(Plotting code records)
———
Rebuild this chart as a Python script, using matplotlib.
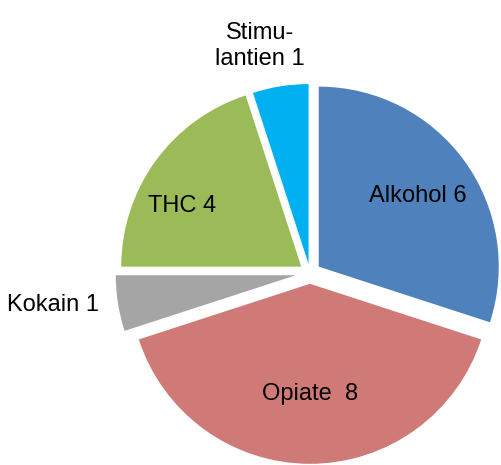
import matplotlib.pyplot as plt

plt.rcParams['font.family'] = ['Liberation Sans', 'DejaVu Sans']

# Daten
labels = ['Alkohol 6', 'Opiate  8', 'Kokain 1', 'THC 4', 'Stimu-\nlantien 1']
values = [6, 8, 1, 4, 1]
colors = ['#4F81BD', '#CF7A77', '#A5A5A5', '#9BBB59', '#00B0F0']
explode = [0.06, 0.06, 0.08, 0.06, 0.05]

# Label-Positionen (Datenkoordinaten, Radius = 1)
label_pos = [(0.60, 0.43), (0.0, -0.67), (-1.43, -0.18), (-0.71, 0.37), (-0.28, 1.26)]

fig = plt.figure(figsize=(5.01, 4.65), dpi=100)
ax = fig.add_axes([0, 0, 1, 1])
ax.pie(values, colors=colors, explode=explode, startangle=90, counterclock=False,
       radius=1, wedgeprops={'linewidth': 0})
for (x, y), lab in zip(label_pos, labels):
    ax.text(x, y, lab, ha='center', va='center', fontsize=17, color='black',
            linespacing=1.2)
ax.set_xlim(-310 / 180, (501 - 310) / 180)
ax.set_ylim(-(465 - 273) / 180, 273 / 180)
ax.set_aspect('auto')
ax.axis('off')
plt.savefig('out.png', dpi=100)
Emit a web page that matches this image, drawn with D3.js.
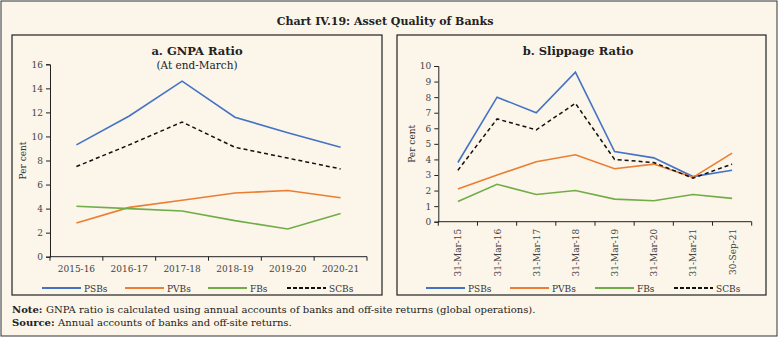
<!DOCTYPE html>
<html>
<head>
<meta charset="utf-8">
<script src="https://cdn.jsdelivr.net/npm/d3@7"></script>
<style>
  body { margin: 0; background: #fff; }
  svg text { font-family: "DejaVu Serif", serif; }
</style>
</head>
<body>
<div id="chart"></div>
<script>
// Panel a: GNPA ratio (at end-March)
var gnpaYears = ['2015-16', '2016-17', '2017-18', '2018-19', '2019-20', '2020-21'];
var gnpaPSBs = [9.3, 11.7, 14.6, 11.6, 10.3, 9.1];
var gnpaPVBs = [2.8, 4.1, 4.7, 5.3, 5.5, 4.9];
var gnpaFBs  = [4.2, 4.0, 3.8, 3.0, 2.3, 3.6];
var gnpaSCBs = [7.5, 9.3, 11.2, 9.1, 8.2, 7.3];
var gnpaTicks = [0, 2, 4, 6, 8, 10, 12, 14, 16];

// Panel b: slippage ratio
var slipDates = ['31-Mar-15', '31-Mar-16', '31-Mar-17', '31-Mar-18', '31-Mar-19', '31-Mar-20', '31-Mar-21', '30-Sep-21'];
var slipPSBs = [3.8, 8.0, 7.0, 9.6, 4.5, 4.1, 2.9, 3.3];
var slipPVBs = [2.1, 3.0, 3.85, 4.3, 3.4, 3.7, 2.85, 4.4];
var slipFBs  = [1.3, 2.4, 1.75, 2.0, 1.45, 1.35, 1.75, 1.5];
var slipSCBs = [3.3, 6.6, 5.9, 7.6, 4.0, 3.8, 2.8, 3.7];
var slipTicks = [0, 1, 2, 3, 4, 5, 6, 7, 8, 9, 10];

var seriesNames = ['PSBs', 'PVBs', 'FBs', 'SCBs'];
var seriesColors = {PSBs: '#4472c4', PVBs: '#ed7d31', FBs: '#70ad47', SCBs: '#111'};

var W = 778, H = 337;
var svg = d3.select('#chart').append('svg').attr('width', W).attr('height', H);

// outer frame
svg.append('rect').attr('x', 1).attr('y', 1).attr('width', W - 2).attr('height', H - 2)
	.attr('fill', '#fbf5ea').attr('stroke', '#333').attr('stroke-width', 1);

svg.append('text').attr('x', 385).attr('y', 25).attr('text-anchor', 'middle')
	.attr('font-size', 11).attr('font-weight', 'bold').attr('fill', '#222')
	.text('Chart IV.19: Asset Quality of Banks');

function panel(opt) {
	var g = svg.append('g');
	g.append('rect').attr('x', opt.box[0]).attr('y', opt.box[1])
		.attr('width', opt.box[2]).attr('height', opt.box[3])
		.attr('fill', 'none').attr('stroke', '#222').attr('stroke-width', 1.2);

	g.append('text').attr('x', opt.titleX).attr('y', 55).attr('text-anchor', 'middle')
		.attr('font-size', 11.5).attr('font-weight', 'bold').attr('fill', '#222')
		.text(opt.title);
	if (opt.subtitle) {
		g.append('text').attr('x', opt.titleX).attr('y', 69).attr('text-anchor', 'middle')
			.attr('font-size', 10.5).attr('fill', '#222').text(opt.subtitle);
	}

	var x = d3.scaleBand().domain(opt.cats).range(opt.xr);
	var y = d3.scaleLinear().domain([0, d3.max(opt.ticks)]).range(opt.yr);

	// y axis
	var ya = g.append('g').attr('transform', 'translate(' + opt.xr[0] + ',0)')
		.call(d3.axisLeft(y).tickValues(opt.ticks).tickSize(4).tickPadding(3));
	ya.select('.domain').attr('stroke', '#222');
	ya.selectAll('.tick line').attr('stroke', '#222');
	ya.selectAll('.tick text').attr('font-family', '"DejaVu Serif", serif')
		.attr('font-size', 9).attr('fill', '#444');

	g.append('text')
		.attr('transform', 'translate(' + opt.ylabX + ',' + ((opt.yr[0] + opt.yr[1]) / 2) + ') rotate(-90)')
		.attr('text-anchor', 'middle').attr('font-size', 9).attr('fill', '#333').text('Per cent');

	// x axis with ticks at band edges
	var xa = g.append('g').attr('transform', 'translate(0,' + opt.yr[0] + ')');
	xa.append('line').attr('x1', opt.xr[0]).attr('x2', opt.xr[1])
		.attr('stroke', '#222');
	var edges = opt.cats.map(function(c) { return x(c); }).concat([opt.xr[1]]);
	xa.selectAll('.edge').data(edges).enter().append('line')
		.attr('x1', function(d) { return d; }).attr('x2', function(d) { return d; })
		.attr('y1', 0).attr('y2', 4).attr('stroke', '#222');
	if (opt.rotate) {
		xa.selectAll('.lab').data(opt.cats).enter().append('text')
			.attr('transform', function(d) {
				return 'translate(' + (x(d) + x.bandwidth() / 2 + 3.5) + ',7) rotate(-90)';
			})
			.attr('text-anchor', 'end').attr('font-size', 9).attr('fill', '#444')
			.text(function(d) { return d; });
	} else {
		xa.selectAll('.lab').data(opt.cats).enter().append('text')
			.attr('x', function(d) { return x(d) + x.bandwidth() / 2; }).attr('y', 15)
			.attr('text-anchor', 'middle').attr('font-size', 9).attr('fill', '#444')
			.text(function(d) { return d; });
	}

	var line = d3.line()
		.x(function(d, i) { return x(opt.cats[i]) + x.bandwidth() / 2; })
		.y(function(d) { return y(d); });

	seriesNames.forEach(function(s) {
		g.append('path').datum(opt.data[s]).attr('d', line)
			.attr('fill', 'none').attr('stroke', seriesColors[s])
			.attr('stroke-width', s === 'SCBs' ? 1.5 : 1.6)
			.attr('stroke-dasharray', s === 'SCBs' ? '4,3' : null);
	});

	// legend
	var lg = g.selectAll('.leg').data(seriesNames).enter().append('g')
		.attr('transform', function(d, i) { return 'translate(' + opt.legX[i] + ',288)'; });
	lg.append('line').attr('x1', 0).attr('x2', 39).attr('y1', 0).attr('y2', 0)
		.attr('stroke', function(d) { return seriesColors[d]; })
		.attr('stroke-width', 2)
		.attr('stroke-dasharray', function(d) { return d === 'SCBs' ? '4,2' : null; });
	lg.append('text').attr('x', 42).attr('y', 3.5).attr('font-size', 9).attr('fill', '#333')
		.text(function(d) { return d; });
}

panel({
	box: [12, 35, 370, 260], title: 'a. GNPA Ratio', subtitle: '(At end-March)', titleX: 197,
	cats: gnpaYears, ticks: gnpaTicks, xr: [50, 367], yr: [256.7, 64.3], ylabX: 26,
	data: {PSBs: gnpaPSBs, PVBs: gnpaPVBs, FBs: gnpaFBs, SCBs: gnpaSCBs},
	legX: [42, 125, 208, 287], rotate: false
});

panel({
	box: [397, 35, 369, 260], title: 'b. Slippage Ratio', titleX: 578,
	cats: slipDates, ticks: slipTicks, xr: [438.3, 751.7], yr: [221.7, 66], ylabX: 415,
	data: {PSBs: slipPSBs, PVBs: slipPVBs, FBs: slipFBs, SCBs: slipSCBs},
	legX: [426, 510, 595, 674], rotate: true
});

var notes = svg.append('g').attr('font-size', 10).attr('fill', '#222');
var n1 = notes.append('text').attr('x', 12).attr('y', 313);
n1.append('tspan').attr('font-weight', 'bold').text('Note: ');
n1.append('tspan').text('GNPA ratio is calculated using annual accounts of banks and off-site returns (global operations).');
var n2 = notes.append('text').attr('x', 12).attr('y', 326);
n2.append('tspan').attr('font-weight', 'bold').text('Source: ');
n2.append('tspan').text('Annual accounts of banks and off-site returns.');
</script>
</body>
</html>
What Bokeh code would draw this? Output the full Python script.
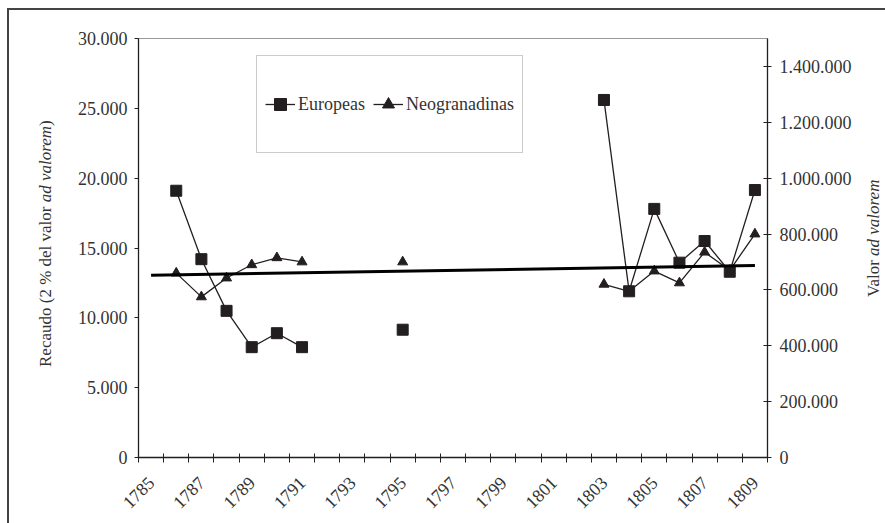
import math
import numpy as np
from bokeh.plotting import figure
from bokeh.layouts import row
from bokeh.models import (ColumnDataSource, FixedTicker, LinearAxis, Range1d,
                          Legend, LegendItem, Div)
from bokeh.embed import file_html
from bokeh.resources import INLINE

# ---------------- data ----------------
years = list(range(1785, 1810))
nan = float("nan")
europeas = [nan, 19100, 14200, 10500, 7900, 8900, 7900, nan, nan, nan, 9150,
            nan, nan, nan, nan, nan, nan, nan, 25600, 11900, 17800, 13950,
            15500, 13300, 19150]
neogranadinas = [nan, 13200, 11500, 12850, 13800, 14300, 14000, nan, nan, nan,
                 14000, nan, nan, nan, nan, nan, nan, nan, 12400, 11900, 13350,
                 12500, 14700, 13400, 16000]
left_ticks = [0, 5000, 10000, 15000, 20000, 25000, 30000]
left_labels = ["0", "5.000", "10.000", "15.000", "20.000", "25.000", "30.000"]
right_ticks = [0, 200000, 400000, 600000, 800000, 1000000, 1200000, 1400000]
right_labels = ["0", "200.000", "400.000", "600.000", "800.000", "1.000.000",
                "1.200.000", "1.400.000"]
x_label_years = list(range(1785, 1810, 2))
left_title = "Recaudo (2 % del valor <i>ad valorem</i>)"
right_title = "Valor <i>ad valorem</i>"

# linear trend of the Neogranadinas series
yr = np.array(years, dtype=float)
ng = np.array(neogranadinas, dtype=float)
m = ~np.isnan(ng)
coef = np.polyfit(yr[m], ng[m], 1)
trend_x = [years[0], years[-1]]
trend_y = [float(v) for v in np.polyval(coef, trend_x)]

# ---------------- layout ----------------
W, H = 885, 523
LW = 58            # left title strip
RX = 856           # start of right title strip
FL, FR, FT, FB = 138, 767, 38, 457
X0, X1 = 1784.5, 1809.5
Y0, Y1 = 0, 30000

FONT = "'Liberation Serif'"
INK = "#231f20"
TXT = "#333333"


def vtitle(html, width, start_y, center_x):
    # vertical text reading bottom-to-top (box rotated 180deg):
    # start_y = page y where the text begins, center_x = line centre in strip
    pad_top = H - start_y
    pad_right = center_x - 10
    inner = ('<div style="padding-top:%dpx;padding-right:%dpx;line-height:20px;'
             'white-space:nowrap">%s</div>' % (pad_top, pad_right, html))
    return Div(text=inner, width=width, height=H, margin=0,
               styles={"writing-mode": "vertical-rl",
                       "transform": "rotate(180deg)",
                       "font-family": FONT, "font-size": "17px",
                       "color": TXT, "overflow": "visible"})


left = vtitle(left_title, LW, 367, 46)
right = vtitle(right_title, W - RX, 297, 18)

p = figure(width=RX - LW, height=H, output_backend="svg", toolbar_location=None,
           x_range=Range1d(X0, X1), y_range=Range1d(Y0, Y1),
           min_border_left=FL - LW, min_border_right=RX - FR,
           min_border_top=FT, min_border_bottom=H - FB)
p.border_fill_color = None
p.grid.visible = False
p.outline_line_color = "#9a9a9a"
p.background_fill_color = "white"

xa = p.xaxis[0]
xa.ticker = FixedTicker(ticks=x_label_years,
                        minor_ticks=[y - 0.5 for y in years] + [years[-1] + 0.5])
xa.major_tick_line_color = None
xa.minor_tick_line_color = INK
xa.minor_tick_in = 4
xa.minor_tick_out = 5
xa.axis_line_color = INK
xa.axis_line_width = 1.3
xa.major_label_orientation = math.pi / 4
xa.major_label_text_font = FONT
xa.major_label_text_font_size = "18px"
xa.major_label_text_color = TXT
xa.major_label_standoff = 16

ya = p.yaxis[0]
ya.ticker = FixedTicker(ticks=left_ticks)
ya.major_label_overrides = {t: s for t, s in zip(left_ticks, left_labels)}
ya.minor_tick_line_color = None
ya.major_tick_in = 0
ya.major_tick_out = 4
ya.major_tick_line_color = INK
ya.axis_line_color = INK
ya.axis_line_width = 1.3
ya.major_label_text_font = FONT
ya.major_label_text_font_size = "18px"
ya.major_label_text_color = TXT
ya.major_label_standoff = 7

p.extra_y_ranges = {"valor": Range1d(Y0 / 0.02, Y1 / 0.02)}
ra = LinearAxis(y_range_name="valor", ticker=FixedTicker(ticks=right_ticks))
ra.major_label_overrides = {t: s for t, s in zip(right_ticks, right_labels)}
ra.minor_tick_line_color = None
ra.major_tick_in = 4
ra.major_tick_out = 4
ra.major_tick_line_color = INK
ra.axis_line_color = INK
ra.axis_line_width = 1.3
ra.major_label_text_font = FONT
ra.major_label_text_font_size = "18px"
ra.major_label_text_color = TXT
ra.major_label_standoff = 8
p.add_layout(ra, "right")

src = ColumnDataSource(dict(x=years, eu=europeas, ng=neogranadinas))
ng_line = p.line("x", "ng", source=src, line_color=INK, line_width=1.3)
ng_pts = p.scatter("x", "ng", source=src, marker="triangle", size=10,
                   fill_color=INK, line_color=INK)
eu_line = p.line("x", "eu", source=src, line_color=INK, line_width=1.3)
eu_pts = p.scatter("x", "eu", source=src, marker="square", size=11,
                   fill_color=INK, line_color=INK)
p.line(trend_x, trend_y, line_color="black", line_width=3)

legend = Legend(items=[LegendItem(label="Europeas", renderers=[eu_line, eu_pts]),
                       LegendItem(label="Neogranadinas", renderers=[ng_line, ng_pts])],
                orientation="horizontal", location=(256 - FL, FB - 153),
                glyph_width=30, glyph_height=80, label_standoff=3, spacing=8,
                padding=8, margin=0,
                label_text_font=FONT, label_text_font_size="18px",
                label_text_color=TXT, border_line_color="#9a9a9a",
                background_fill_color="white", background_fill_alpha=1)
p.add_layout(legend, "center")

lay = row(left, p, right)
lay.styles = {
    "background-color": "white",
    "background-image": "linear-gradient(#444444, #444444), linear-gradient(#444444, #444444)",
    "background-position": "7px 8px, 7px 8px",
    "background-size": "2px 2000px, 2000px 2px",
    "background-repeat": "no-repeat, no-repeat",
}

open("out.html", "w").write(file_html(lay, INLINE))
———
§ **To do**
Only the lines between the one with "Emit a web page" and the one with "12, 14, 16];", those two included, get copied from the material above. Keep it exact and free of pictures.

§ **Result of the exercise**
Emit a web page that matches this image, drawn with D3.js.
<!DOCTYPE html>
<html>
<head>
<meta charset="utf-8">
<script src="https://cdn.jsdelivr.net/npm/d3@7"></script>
<style>
  body { margin: 0; background: #fff; }
  svg text { font-family: "DejaVu Serif", serif; }
</style>
</head>
<body>
<div id="chart"></div>
<script>
// Panel a: GNPA ratio (at end-March)
var gnpaYears = ['2015-16', '2016-17', '2017-18', '2018-19', '2019-20', '2020-21'];
var gnpaPSBs = [9.3, 11.7, 14.6, 11.6, 10.3, 9.1];
var gnpaPVBs = [2.8, 4.1, 4.7, 5.3, 5.5, 4.9];
var gnpaFBs  = [4.2, 4.0, 3.8, 3.0, 2.3, 3.6];
var gnpaSCBs = [7.5, 9.3, 11.2, 9.1, 8.2, 7.3];
var gnpaTicks = [0, 2, 4, 6, 8, 10, 12, 14, 16];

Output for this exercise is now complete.